Last week that death process may have sped up.
In two separate rulings, federal appellate courts in the 4th and D.C. circuits handed down conflicting rulings on whether the government can issue subsidies for health insurance premiums to those people participating in exchanges set up by the federal government.
Exchanges are websites, or marketplaces if you will, where Americans can shop for health insurance plans that are offered through Obamacare.
The plans on the website meet the minimum standards of Obamacare and give consumers the opportunity to compare the plans and calculate the federal subsidies that would be available to help pay for each particular plan.
States were given the option of setting up their own exchanges or having the federal government set up the exchanges for them.
Georgia, along with 35 other states, chose not to participate in setting up a state exchange and therefore the federal government set up the exchange.
In order to entice states to set up their own exchanges that would be more specific to each state and the needs of their citizens, it was made clear that the federal subsidies to help pay for the insurance plans would be available in exchanges set up by the states.
In fact, in the IRS code addressing state exchanges set up under Obamacare, the availability of subsidies to consumers to help pay for insurance plans is mentioned no fewer than six times.

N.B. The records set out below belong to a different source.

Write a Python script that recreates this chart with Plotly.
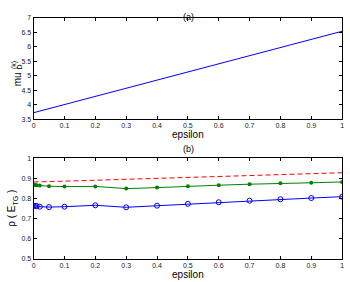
import plotly.graph_objects as go

# (a)
eps_a = [0, 0.1, 0.2, 0.3, 0.4, 0.5, 0.6, 0.7, 0.8, 0.9, 1.0]
mu_a = [3.72, 4.00, 4.28, 4.56, 4.84, 5.12, 5.41, 5.69, 5.97, 6.25, 6.53]

# (b)
eps_b = [0, 0.005, 0.01, 0.02, 0.05, 0.1, 0.2, 0.3, 0.4, 0.5, 0.6, 0.7, 0.8, 0.9, 1.0]
rho_red = [0.881, 0.881, 0.881, 0.882, 0.883, 0.885, 0.89, 0.892, 0.897, 0.903, 0.907, 0.912, 0.917, 0.922, 0.927]
rho_green = [0.866, 0.866, 0.865, 0.863, 0.86, 0.858, 0.859, 0.848, 0.853, 0.86, 0.865, 0.87, 0.875, 0.877, 0.881]
rho_blue = [0.762, 0.762, 0.761, 0.758, 0.756, 0.758, 0.765, 0.755, 0.763, 0.772, 0.78, 0.788, 0.795, 0.801, 0.808]

x_ticks = [0, 0.1, 0.2, 0.3, 0.4, 0.5, 0.6, 0.7, 0.8, 0.9, 1]
x_labels = ["0", "0.1", "0.2", "0.3", "0.4", "0.5", "0.6", "0.7", "0.8", "0.9", "1"]
ya_ticks = [3.5, 4, 4.5, 5, 5.5, 6, 6.5, 7]
ya_labels = ["3.5", "4", "4.5", "5", "5.5", "6", "6.5", "7"]
yb_ticks = [0.5, 0.6, 0.7, 0.8, 0.9, 1]
yb_labels = ["0.5", "0.6", "0.7", "0.8", "0.9", "1"]

FONT = "Liberation Sans, Arial, sans-serif"
W, H = 350, 282

fig = go.Figure()
fig.add_trace(go.Scatter(x=eps_a, y=mu_a, mode="lines",
                         line=dict(color="#0000ff", width=1),
                         xaxis="x", yaxis="y", showlegend=False))
fig.add_trace(go.Scatter(x=eps_b, y=rho_red, mode="lines",
                         line=dict(color="#ff0000", width=1, dash="5px,3px"),
                         xaxis="x2", yaxis="y2", showlegend=False))
fig.add_trace(go.Scatter(x=eps_b, y=rho_green, mode="lines+markers",
                         line=dict(color="#008000", width=1),
                         marker=dict(symbol="circle", size=4, color="#008000"),
                         xaxis="x2", yaxis="y2", showlegend=False))
fig.add_trace(go.Scatter(x=eps_b, y=rho_blue, mode="lines+markers",
                         line=dict(color="#0000ff", width=1),
                         marker=dict(symbol="circle-open", size=5, color="#0000ff",
                                     line=dict(width=1)),
                         xaxis="x2", yaxis="y2", showlegend=False))

axis_common = dict(showline=True, linecolor="black", linewidth=1, mirror="ticks",
                   ticks="inside", ticklen=3, tickcolor="black", showgrid=False,
                   zeroline=False, tickfont=dict(family=FONT, size=7, color="#222"))


def px_x(p):
    return p / W


def px_y(p):
    return 1 - p / H


fig.update_layout(
    width=W, height=H,
    margin=dict(l=0, r=0, t=0, b=0),
    paper_bgcolor="white", plot_bgcolor="white",
    font=dict(family=FONT, color="black"),
    xaxis=dict(domain=[0.0914, 0.983], anchor="y", range=[0, 1],
               tickvals=x_ticks, ticktext=x_labels,
               title=dict(text="epsilon", font=dict(size=10), standoff=1), **axis_common),
    yaxis=dict(domain=[0.5816, 0.9504], anchor="x", range=[3.5, 7],
               tickvals=ya_ticks, ticktext=ya_labels, **axis_common),
    xaxis2=dict(domain=[0.0914, 0.983], anchor="y2", range=[0, 1],
                tickvals=x_ticks, ticktext=x_labels,
                title=dict(text="epsilon", font=dict(size=10), standoff=1), **axis_common),
    yaxis2=dict(domain=[0.0745, 0.4397], anchor="x2", range=[0.5, 1],
                tickvals=yb_ticks, ticktext=yb_labels,
                title=dict(text="ρ ( E<sub>TG</sub> )", font=dict(size=10), standoff=3),
                **axis_common),
    annotations=[
        dict(text="(a)", x=px_x(189), y=px_y(6), xref="paper", yref="paper",
             showarrow=False, font=dict(size=9, family=FONT)),
        dict(text="(b)", x=px_x(189), y=px_y(149), xref="paper", yref="paper",
             showarrow=False, font=dict(size=9, family=FONT)),
        dict(text="mu", x=px_x(7.5), y=px_y(68), xref="paper", yref="paper",
             textangle=-90, showarrow=False, font=dict(size=10, family=FONT)),
        dict(text="D", x=px_x(12.5), y=px_y(59.5), xref="paper", yref="paper",
             textangle=-90, showarrow=False, font=dict(size=7, family=FONT)),
        dict(text="(k)", x=px_x(5.5), y=px_y(56), xref="paper", yref="paper",
             textangle=-90, showarrow=False, font=dict(size=7, family=FONT)),
    ],
)

fig.write_html("out.html")
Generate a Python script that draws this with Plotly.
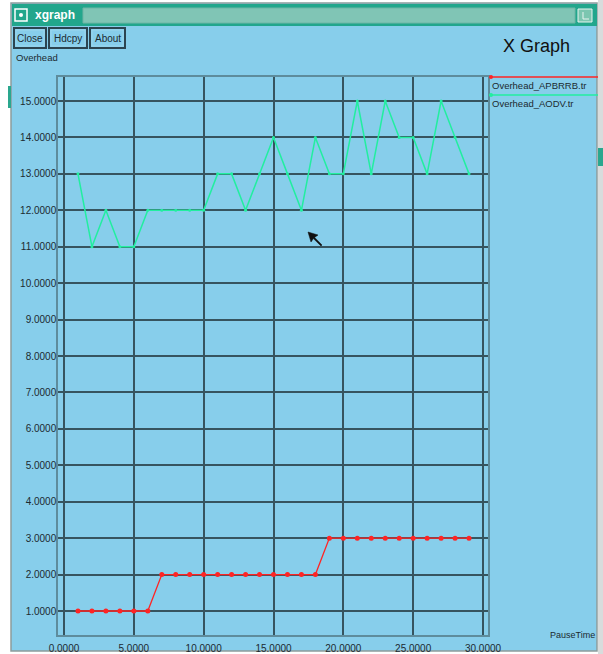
import plotly.graph_objects as go

# ---- data -------------------------------------------------------------
pause_time = list(range(1, 30))
overhead_apbrrb = [1, 1, 1, 1, 1, 1,
                   2, 2, 2, 2, 2, 2, 2, 2, 2, 2, 2, 2,
                   3, 3, 3, 3, 3, 3, 3, 3, 3, 3, 3]
overhead_aodv = [13, 11, 12, 11, 11, 12, 12, 12, 12, 12, 13, 13, 12, 13, 14,
                 13, 12, 14, 13, 13, 15, 13, 15, 14, 14, 13, 15, 14, 13]
series_names = ["Overhead_APBRRB.tr", "Overhead_AODV.tr"]
x_ticks = [0, 5, 10, 15, 20, 25, 30]
y_ticks = list(range(1, 16))
x_label = "PauseTime"
y_label = "Overhead"
graph_title = "X Graph"
window_title = "xgraph"
buttons = ["Close", "Hdcpy", "About"]

# ---- geometry (pixels) ------------------------------------------------
WIDTH, HEIGHT = 603, 654
L, R, T, B = 58, 488, 77, 635          # plot frame
W, H = R - L, B - T
X0_PX, X30_PX = 64, 483                 # pixel of x=0 and x=30
Y15_PX, Y1_PX = 101, 611                # pixel of y=15 and y=1
sx = (X30_PX - X0_PX) / 30.0
sy = (Y1_PX - Y15_PX) / 14.0
x_range = [-(X0_PX - L) / sx, (R - X0_PX) / sx]
y_range = [1 - (B - Y1_PX) / sy, 15 + (Y15_PX - T) / sy]


def px(x):
    return (x - L) / W


def py(y):
    return (B - y) / H


SKY = "#87ceeb"
GRID = "#36545f"
FRAME = "#5e8c9c"
TEXT = "#1c2a30"
RED = "#ff2424"
GREEN = "#22eea0"
FONT = "Liberation Sans, Arial, sans-serif"
NARROW = "Liberation Sans Narrow, Arial Narrow, Liberation Sans, sans-serif"

fig = go.Figure()
fig.add_trace(go.Scatter(
    x=pause_time, y=overhead_apbrrb, name=series_names[0], mode="lines+markers",
    line=dict(color=RED, width=1.3), marker=dict(color=RED, size=5)))
fig.add_trace(go.Scatter(
    x=pause_time, y=overhead_aodv, name=series_names[1], mode="lines+markers",
    line=dict(color=GREEN, width=1.5), marker=dict(color=GREEN, size=3)))

shapes = []
annotations = []


def rect(x0, y0, x1, y1, fill=None, line=None, lw=0, layer="below"):
    shapes.append(dict(type="rect", xref="paper", yref="paper",
                       x0=px(x0), x1=px(x1), y0=py(y1), y1=py(y0),
                       fillcolor=fill if fill else "rgba(0,0,0,0)",
                       line=dict(color=line if line else "rgba(0,0,0,0)", width=lw),
                       layer=layer))


def seg(x0, y0, x1, y1, color, lw, layer="above"):
    shapes.append(dict(type="line", xref="paper", yref="paper",
                       x0=px(x0), x1=px(x1), y0=py(y0), y1=py(y1),
                       line=dict(color=color, width=lw), layer=layer))


def text(s, x, y, size=10, color=TEXT, xa="left", ya="middle", family=FONT, bold=False):
    annotations.append(dict(text=f"<b>{s}</b>" if bold else s, x=px(x), y=py(y),
                            xref="paper", yref="paper", showarrow=False,
                            xanchor=xa, yanchor=ya,
                            font=dict(size=size, color=color, family=family)))


# window body and border
rect(11, 3, 597, 651, fill=SKY, line="#8d9c9c", lw=1.5)
# slivers of other windows around the edges
rect(8, 86, 11, 108, fill="#2aa78e")
rect(598, 0, 603, 654, fill="#d8dcdc")
rect(598, 148, 603, 166, fill="#2aa78e")

# title bar
rect(12, 4, 597, 26, fill="#22a68c")
rect(83, 8, 575, 23, fill="#80c5b5", line="#6fb5a5", lw=1)
rect(15, 9, 27, 21, fill="#22a68c", line="white", lw=1.5)
shapes.append(dict(type="circle", xref="paper", yref="paper",
                   x0=px(19), x1=px(23), y0=py(17), y1=py(13),
                   fillcolor="white", line=dict(color="white", width=0)))
rect(578, 9, 592, 22, fill="#7cc6b0", line="#e8f4f0", lw=1)
seg(583, 12, 583, 19, "#e8f4f0", 1)
seg(583, 19, 589, 19, "#e8f4f0", 1)
text(window_title, 33, 15, size=12, color="white", bold=True)

# buttons
btn_x = [(14, 46), (49, 87), (90, 125)]
for label, (bx0, bx1) in zip(buttons, btn_x):
    rect(bx0, 28, bx1, 48, line="#2c4450", lw=2)
    rect(bx0 + 2, 30, bx1 - 2, 46, line="#9bd6ee", lw=1)
    text(label, (bx0 + bx1) / 2, 38.5, size=10, xa="center", family=NARROW)

text(y_label, 14, 58, size=9.5, family=NARROW)
text(graph_title, 536, 46, size=18, color="#101010", xa="center")
text(x_label, 597, 635, size=9, xa="right", family=NARROW)

# legend
legend_rows = [(77, RED, series_names[0]), (95, GREEN, series_names[1])]
for ly, col, name in legend_rows:
    seg(490, ly, 598, ly, col, 1.4)
    shapes.append(dict(type="circle", xref="paper", yref="paper",
                       x0=px(489), x1=px(493), y0=py(ly + 2), y1=py(ly - 2),
                       fillcolor=col, line=dict(width=0)))
    text(name, 490, ly + 8, size=9.5, family=FONT)

# mouse pointer
pts = [(0, 0), (10, 3), (6.6, 5.4), (14, 13), (13, 14), (5.4, 6.6), (3, 10)]
ox, oy = 308, 232
path = "M " + " L ".join(f"{px(ox + a)},{py(oy + b)}" for a, b in pts) + " Z"
shapes.append(dict(type="path", xref="paper", yref="paper", path=path,
                   fillcolor="#101010", line=dict(color="#101010", width=0.5)))

axis_common = dict(showgrid=True, gridcolor=GRID, gridwidth=1.5, zeroline=False,
                   showline=True, linecolor=FRAME, linewidth=1.5, mirror=True,
                   ticks="", tickfont=dict(size=10, color=TEXT, family=FONT),
                   fixedrange=True, automargin=False)

fig.update_layout(
    width=WIDTH, height=HEIGHT, autosize=False,
    margin=dict(l=L, r=WIDTH - R, t=T, b=HEIGHT - B, autoexpand=False),
    paper_bgcolor="white", plot_bgcolor=SKY,
    showlegend=False,
    xaxis=dict(range=x_range, tickvals=x_ticks, ticklabelstandoff=3,
               ticktext=[f"{v:.4f}" for v in x_ticks], **axis_common),
    yaxis=dict(range=y_range, tickvals=y_ticks, ticklabelstandoff=-2,
               ticktext=[f"{v:.4f}" for v in y_ticks], **axis_common),
    shapes=shapes, annotations=annotations,
)

fig.write_html("out.html")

In a separate IRS code section addressing federal exchanges set up in states that chose not to set up their own, the availability of subsidies to help pay for insurance plans is never mentioned.
Therein lies the basis of the conflicting rulings last week by the appellate courts.
In Halbig v. Burwell, the D.C. Circuit ruled that the language in Obamacare should be interpreted to mean that subsidies can only be offered to those states that set up their own exchanges.
This ruling was widely seen as a major setback to the Obama administration since it meant that they had illegally provided subsidies to citizens in the 36 states, including Georgia, that have federally run exchanges.
Meanwhile, the 4th Circuit, in King v. Burwell, ruled that subsidies were understood and intended to be used in all exchanges, regardless of whether they were run by the states or federal government.
This ruling, of course, was hailed by the Obama administration who said that it was always understood that the subsidies would be available to all consumers regardless of who ran the exchanges.
Many, including myself, see right through this smokescreen and recognize that the intentions of the administration all along was to entice the states to set up their own exchanges by offering the subsidies only to state run exchanges.
Having failed miserably at doing this — as can be witnessed by the 36 states that chose not to set up state run exchanges — the administration now claims to have always intended for the subsidies-a key and vital component of Obamacare- to be available through all exchanges.
Although it is expected that the Obama administration will try legal maneuvers to avoid it, it appears that for the third time yet another part of this disastrous public policy, along with its constitutionality and mandated birth control coverage, will go before the Supreme Court for a final decision.
Quite simply, if the Supreme Court rules against the subsidies being available in the federally run exchanges, the overpriced, excessive coverage insurance plans included in Obamacare will cause this house of cards to collapse under its own weight.
If this scenario plays out, the Obama administration would have no other choice but to go back to Congress to try and fix this problem.
Could the third time before the Supreme Court be the charm?